Your children are not your children.
They are the sons and daughters of Life's longing for itself.
They come through you but not from you,

And though they are with you yet they belong not to you.

     What this reflection is doing for me is honoring my parents as the bow that sent me forward. I could learn from them and I did, but not all of the lessons are lessons I should keep. Some must be discarded. I must discard my mother's shame for having me out of wedlock, for feeling that she did something wrong in not giving me my father for several years. She blamed herself. I must discard my father's judgment that it was my mother's fault that I was born. She got pregnant on purpose to ensnare me. Then there was my father's fear that he was not as valuable as the other man, that he lacked in something. It is probably why he would not stay where he felt dishonored. Fear, judgment and shame cannot dwell in the house of tomorrow. Their tomorrow is my today and I must discard that which they created to make me like them.

You may give them your love but not your thoughts,
For they have their own thoughts.
You may house their bodies but not their souls,
For their souls dwell in the house of tomorrow,
which you cannot visit, not even in your dreams.
Then Gibran goes on to say that "You may give them your love but not your thoughts, for they have their own thoughts." WOW! Because I did learn some of what they inadvertently taught, I got caught up in the yesterdays that I have lived in for far too long. But, sitting this morning visualizing my parents on either side of me as I write this, I know that I have their love and I release their thoughts. I can write my assumptions, but I cannot know their real thoughts because what I learned was mirrored in their actions, not their words. What was mirrored was seen through the eyes of child who could not discern the meaning, but only absorb ideas and beliefs that were designed to make her life them.


You may strive to be like them,
but seek not to make them like you.
For life goes not backward nor tarries with yesterday.


Ideas about worth were issues my parents suffered with. My mother's blackness, her feminity. My father's blackness, his masculinity. They suffered. I was marked by their suffering that even though I never sat between them, I was between them all along. But, God's mercy endures forever. The plan, according to Kahlil, is that God is the author and finisher of our faith. He is the archer, the creator. My parents were the bow and they were often sturdy. I know they loved me and as I sit her with them on either side of me, I feel them nodding approval. I am their arrow. They were my bow. I'm sent forth already and with the archer, I will hit the mark!
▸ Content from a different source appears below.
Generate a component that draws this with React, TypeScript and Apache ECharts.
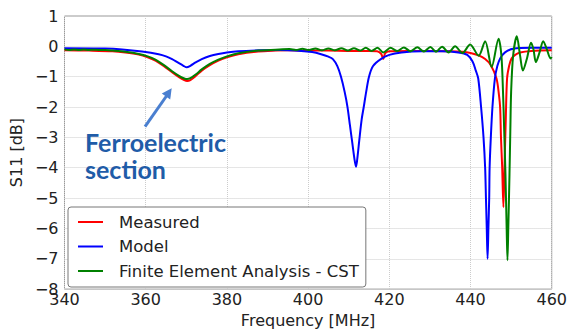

I have to because the lessons of the bow were stable enough to help me land.

You are the bows from which your children
as living arrows are sent forth.
The archer sees the mark upon the path of the infinite,
and He bends you with His might
that His arrows may go swift and far.
Let your bending in the archer's hand be for gladness;
For even as He loves the arrow that flies,
so He loves also the bow that is stable.

God loved us all. He gave me to you for safekeeping. It was done well and the lessons are learned, but forgiveness must be the cornerstone of the lessons. I love you. I forgive you. Forgive me, too.